Donetsk, Ukraine: Pigeons pick for what they can on the meticulously maintained concrete of Lenin Square here. Towering over the open and empty public plaza is a 20-metre statue of revolutionary Communist founder of the Soviet Union, and taped to its base plinth are coloured photocopies of staff pictures of 11 dead policemen.

“They were killed by the terrorists in Kiev last month,” explains Julia Slitznova through a translator. She is a fully paid up card-carrying member of the Ukrainian Communist Party (Marxist-Leninist). And for her, the separatists who have taken over government buildings and another city centre plaza and declared an independent republic of Don Bass, are simply too soft in their demands.

“We need to return Ukraine to a new Union of Soviet Socialist Republics,” she says. For her fellow party members, they don’t want a new Cold War with the West — they want a return to the old Cold War, where workers thrived in utopian Soviet satellite republics and everyone was theoretically equal.

She wants the clock turned back with Belarussia, the Baltic Republics, Kazakhstan and every other piece of the Soviet Union put back together — with Ukraine there as well.

“What happened in Kiev was terrorism sponsored by Nato and the US,” she says. And the 11 officers who died are heroes to Ukraine — the other 70 or so civilians who died agitators and terrorists.

A red plastic shelter carries the hammer and sickle logo and on a picnic table, weighed down with stones are tabloid copies of Pravda and broadsheet copies of Commusat — the party’s newspapers.

At the nearby university, a delegation of students has just arrived from western Ukraine. They’re carry boxes of printed messages of support from other students, telling them to stay strong in the face of the separatist threat.

“We have collected tens of thousands of messages of support on Facebook,” explains Tatyanna Dernova in near-perfect English. “The Crimea referendum was illegal and you cannot carve up Ukraine by deciding to have an illegal referendum.”

On Twitter, the Ukrainian hashtag #StayStrong has thousands of followers.
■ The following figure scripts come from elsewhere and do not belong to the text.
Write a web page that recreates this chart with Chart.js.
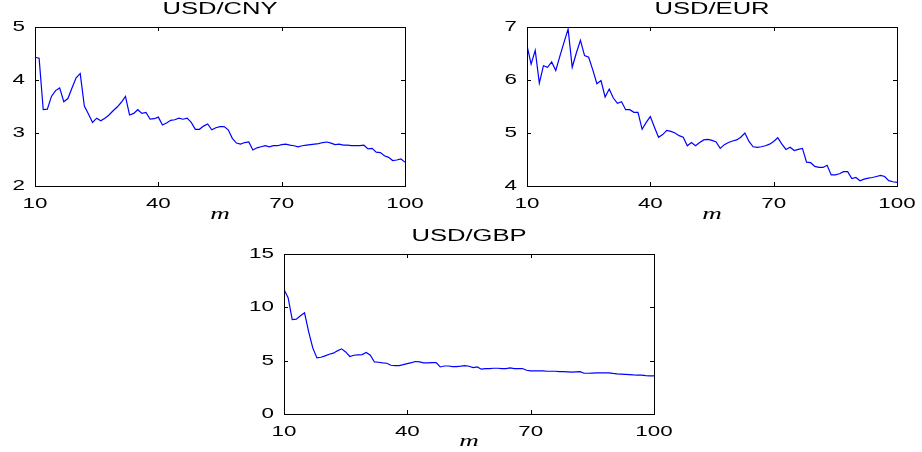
<!DOCTYPE html>
<html>
<head>
<meta charset="utf-8">
<script src="https://cdn.jsdelivr.net/npm/chart.js@4.4.0/dist/chart.umd.min.js"></script>
<style>
  html, body { margin: 0; padding: 0; background: #fff; width: 922px; height: 452px; overflow: hidden; }
  canvas { position: absolute; }
</style>
</head>
<body>
<canvas id="c1" width="440" height="225" style="left:0px;top:0px;width:440px;height:225px"></canvas>
<canvas id="c2" width="430" height="225" style="left:492px;top:0px;width:430px;height:225px"></canvas>
<canvas id="c3" width="440" height="225" style="left:239px;top:227px;width:440px;height:225px"></canvas>
<script>
// ---- data ----
const mValues = [10,11,12,13,14,15,16,17,18,19,20,21,22,23,24,25,26,27,28,29,30,31,32,33,34,35,36,37,38,39,
  40,41,42,43,44,45,46,47,48,49,50,51,52,53,54,55,56,57,58,59,60,61,62,63,64,65,66,67,68,69,
  70,71,72,73,74,75,76,77,78,79,80,81,82,83,84,85,86,87,88,89,90,91,92,93,94,95,96,97,98,99,100];

const usdCny = [4.43,4.41,3.44,3.45,3.69,3.80,3.85,3.59,3.65,3.85,4.04,4.12,3.51,3.36,3.20,3.28,3.23,3.28,3.34,3.42,
  3.49,3.58,3.69,3.34,3.37,3.44,3.37,3.39,3.26,3.27,3.30,3.15,3.19,3.24,3.25,3.28,3.26,3.28,3.20,3.07,
  3.07,3.13,3.17,3.06,3.10,3.12,3.12,3.06,2.90,2.81,2.79,2.82,2.83,2.68,2.72,2.74,2.76,2.74,2.76,2.76,
  2.78,2.79,2.77,2.76,2.74,2.76,2.77,2.78,2.79,2.80,2.82,2.83,2.81,2.78,2.79,2.77,2.77,2.76,2.76,2.76,
  2.77,2.70,2.71,2.64,2.63,2.57,2.54,2.48,2.49,2.51,2.45];

const usdEur = [6.65,6.30,6.56,5.94,6.27,6.24,6.34,6.18,6.45,6.71,6.96,6.24,6.51,6.75,6.46,6.43,6.19,5.93,5.99,5.68,
  5.83,5.66,5.56,5.59,5.44,5.44,5.39,5.39,5.07,5.20,5.31,5.11,4.92,4.97,5.05,5.03,5.00,4.95,4.92,4.76,
  4.82,4.76,4.82,4.87,4.88,4.86,4.83,4.71,4.78,4.82,4.85,4.87,4.92,5.00,4.84,4.74,4.73,4.74,4.76,4.79,
  4.84,4.91,4.79,4.69,4.73,4.67,4.69,4.71,4.45,4.44,4.37,4.35,4.35,4.39,4.21,4.21,4.23,4.27,4.27,4.14,
  4.16,4.10,4.13,4.15,4.16,4.18,4.20,4.18,4.10,4.08,4.07];

const usdGbp = [11.68,10.90,8.86,8.89,9.21,9.49,7.70,6.20,5.26,5.32,5.45,5.60,5.70,5.92,6.11,5.82,5.39,5.51,5.54,5.57,
  5.76,5.51,4.88,4.85,4.79,4.76,4.57,4.54,4.54,4.63,4.73,4.82,4.92,4.88,4.79,4.79,4.82,4.82,4.41,4.50,
  4.50,4.44,4.44,4.48,4.54,4.48,4.35,4.41,4.20,4.26,4.26,4.29,4.29,4.26,4.26,4.32,4.26,4.26,4.26,4.10,
  4.04,4.04,4.04,4.04,4.01,4.01,4.01,3.98,3.97,3.95,3.92,3.95,3.97,3.82,3.82,3.84,3.85,3.86,3.86,3.85,
  3.80,3.76,3.74,3.72,3.70,3.66,3.65,3.64,3.60,3.58,3.57];

const xTicks = [10, 40, 70, 100];
const panelTitles = ['USD/CNY', 'USD/EUR', 'USD/GBP'];
const xAxisLabel = 'm';

// ---- text rendering: the reference uses horizontally wide glyphs ----
const TEXT_STRETCH = 1.6;
const _fillText = CanvasRenderingContext2D.prototype.fillText;
CanvasRenderingContext2D.prototype.fillText = function (t, x, y) {
  this.save();
  this.translate(x, y);
  this.scale(TEXT_STRETCH, 1);
  _fillText.call(this, t, 0, 0);
  this.restore();
};

// box + inward ticks like MATLAB axes
const boxPlugin = {
  id: 'boxPlugin',
  afterDraw(chart) {
    const { ctx, chartArea: a, scales } = chart;
    ctx.save();
    ctx.strokeStyle = '#000';
    ctx.lineWidth = 1;
    ctx.strokeRect(Math.round(a.left) + 0.5, Math.round(a.top) + 0.5,
                   Math.round(a.right - a.left), Math.round(a.bottom - a.top));
    const L = 4;
    ctx.beginPath();
    scales.x.ticks.forEach(t => {
      const px = Math.round(scales.x.getPixelForValue(t.value)) + 0.5;
      ctx.moveTo(px, a.bottom); ctx.lineTo(px, a.bottom - L);
      ctx.moveTo(px, a.top); ctx.lineTo(px, a.top + L);
    });
    scales.y.ticks.forEach(t => {
      const py = Math.round(scales.y.getPixelForValue(t.value)) + 0.5;
      ctx.moveTo(a.left, py); ctx.lineTo(a.left + L, py);
      ctx.moveTo(a.right, py); ctx.lineTo(a.right - L, py);
    });
    ctx.stroke();
    ctx.restore();
  }
};

function makePanel(id, title, values, yMin, yMax, yStep, yAxisW, xAxisH, padRight) {
  const pts = mValues.map((m, i) => ({ x: m, y: values[i] }));
  return new Chart(document.getElementById(id), {
    type: 'line',
    data: {
      datasets: [{
        data: pts,
        borderColor: '#0000ff',
        borderWidth: 1.2,
        pointRadius: 0,
        tension: 0,
        fill: false
      }]
    },
    options: {
      responsive: false,
      animation: false,
      devicePixelRatio: 1,
      layout: { padding: { left: 0, right: padRight, top: 0, bottom: 0 } },
      plugins: {
        legend: { display: false },
        tooltip: { enabled: false },
        title: {
          display: true,
          text: title,
          fullSize: false,
          color: '#000',
          font: { family: 'Liberation Sans, Arial, sans-serif', size: 16, weight: 'normal', lineHeight: 1 },
          padding: { top: 2, bottom: 9 }
        }
      },
      scales: {
        x: {
          type: 'linear',
          min: 10, max: 100,
          afterBuildTicks: s => { s.ticks = xTicks.map(v => ({ value: v })); },
          afterFit: s => { s.height = xAxisH; },
          grid: { display: false, drawTicks: false },
          border: { display: false },
          ticks: {
            color: '#000',
            padding: 10,
            maxRotation: 0,
            autoSkip: false,
            font: { family: 'Liberation Sans, Arial, sans-serif', size: 14 }
          },
          title: {
            display: true,
            text: xAxisLabel,
            color: '#000',
            font: { family: 'Liberation Serif, DejaVu Serif, serif', size: 17, style: 'italic', lineHeight: 1 },
            padding: { top: 0, bottom: 2 }
          }
        },
        y: {
          min: yMin, max: yMax,
          afterFit: s => { s.width = yAxisW; },
          grid: { display: false, drawTicks: false },
          border: { display: false },
          ticks: {
            color: '#000',
            stepSize: yStep,
            padding: 10,
            font: { family: 'Liberation Sans, Arial, sans-serif', size: 14 }
          }
        }
      }
    },
    plugins: [boxPlugin]
  });
}

makePanel('c1', panelTitles[0], usdCny, 2, 5, 1, 35, 39, 35);
makePanel('c2', panelTitles[1], usdEur, 4, 7, 1, 35, 39, 25);
makePanel('c3', panelTitles[2], usdGbp, 0, 15, 5, 45, 38, 25);
</script>
</body>
</html>
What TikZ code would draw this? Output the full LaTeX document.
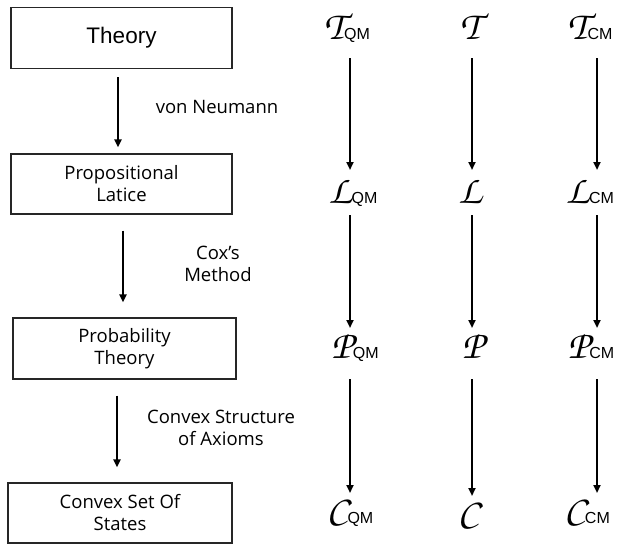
\documentclass[tikz,border=0pt]{standalone}
\usepackage[T1,TU]{fontenc}
\usepackage{fontspec}
\setmainfont{Open Sans}
\newfontfamily\helv{Liberation Sans}
\usetikzlibrary{arrows.meta}
\tikzset{
  box/.style={draw=black!85, line width=1.2pt, inner sep=0pt, align=center, font=\fontsize{18.5}{22}\selectfont},
  lbl/.style={align=center, font=\fontsize{18.5}{22}\selectfont},
  sym/.style={inner sep=0pt, anchor=base},
  arr/.style={line width=2pt, -{Triangle[length=8pt,width=7pt]}},
}
\newcommand{\Sy}[2]{{\fontencoding{T1}\fontfamily{pzc}\fontseries{mb}\fontshape{it}\fontsize{40}{40}\selectfont #1}{\helv\fontsize{16}{16}\selectfont #2}}
\begin{document}
\begin{tikzpicture}[x=1pt,y=-1pt]
\useasboundingbox (0,0) rectangle (618,544);
% left boxes
\node[box, minimum width=221pt, minimum height=61pt, font=\helv\fontsize{22.5}{24}\selectfont] (b1) at (121.5,38) {Theory};
\node[box, minimum width=221pt, minimum height=60pt] (b2) at (121.5,184) {Propositional\\Latice};
\node[box, minimum width=223pt, minimum height=61pt] (b3) at (124.5,348.5) {Probability\\Theory};
\node[box, minimum width=224pt, minimum height=60pt] (b4) at (120,513) {Convex Set Of\\States};
% left arrow columns
\coordinate (a1) at (118,0);
\coordinate (a2) at (123,0);
\coordinate (a3) at (117,0);
\draw[arr, shorten <=8pt, shorten >=6pt] (b1.south -| a1) -- (b2.north -| a1);
\draw[arr, shorten <=16pt, shorten >=15pt] (b2.south -| a2) -- (b3.north -| a2);
\draw[arr, shorten <=16pt, shorten >=15pt] (b3.south -| a3) -- (b4.north -| a3);
% labels
\node[lbl] (l1) at (217,107) {von Neumann};
\node[lbl] (l2) at (218,264) {Cox’s\\Method};
\node[lbl] (l3) at (221,428) {Convex Structure\\of Axioms};
% symbols
\node[sym] (T1) at (347,39) {\Sy{T}{QM}};
\node[sym] (T2) at (470,39) {\Sy{T}{}};
\node[sym] (T3) at (590,39) {\Sy{T}{CM}};
\node[sym] (L1) at (353,203) {\Sy{L}{QM}};
\node[sym] (L2) at (470,203) {\Sy{L}{}};
\node[sym] (L3) at (590,203) {\Sy{L}{CM}};
\node[sym] (P1) at (355,358) {\Sy{P}{QM}};
\node[sym] (P2) at (473,358) {\Sy{P}{}};
\node[sym] (P3) at (591,358) {\Sy{P}{CM}};
\node[sym] (C1) at (350,523) {\Sy{C}{QM}};
\node[sym] (C2) at (468,526) {\Sy{C}{}};
\node[sym] (C3) at (587,523) {\Sy{C}{CM}};
% column coordinates
\coordinate (c1) at (350,0);
\coordinate (c2) at (472,0);
\coordinate (c3) at (597,0);
\foreach \c/\t/\l/\p/\s in {c1/T1/L1/P1/C1, c2/T2/L2/P2/C2, c3/T3/L3/P3/C3}{
  \draw[arr, shorten <=19pt, shorten >=33pt] (\t.base -| \c) -- (\l.base -| \c);
  \draw[arr, shorten <=12pt, shorten >=30pt] (\l.base -| \c) -- (\p.base -| \c);
  \draw[arr, shorten <=21pt, shorten >=30pt] (\p.base -| \c) -- (\s.base -| \c);
}
\end{tikzpicture}
\end{document}
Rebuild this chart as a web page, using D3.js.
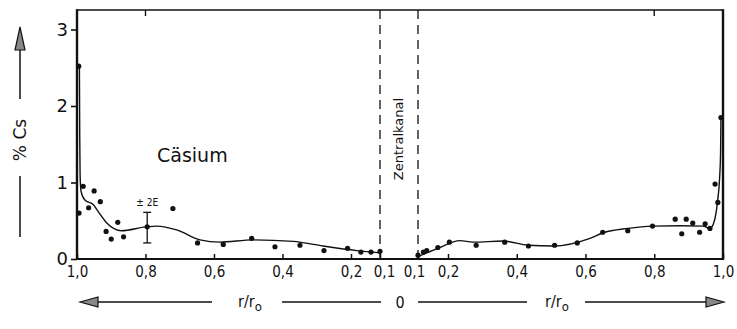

The students are also using Pinterest, Instagram and web pages to keep the anti-separatist message front and centre, Dernova explains.

“Social media is critical for us,” she says. “We don’t have to rely on traditional media to be heard.”

Back in Lenin Square, an elderly couple stop by for a chat with Communist comrade Slitznova — a chat that seems more social in nature than socialist. They move on with out picking up Pravda or Commusat — it seems a tough sell to get the party’s message out.

Some days — as the cold stone figure of Lenin knows only too well — some days, you’re the statue, some days you’re the pigeon.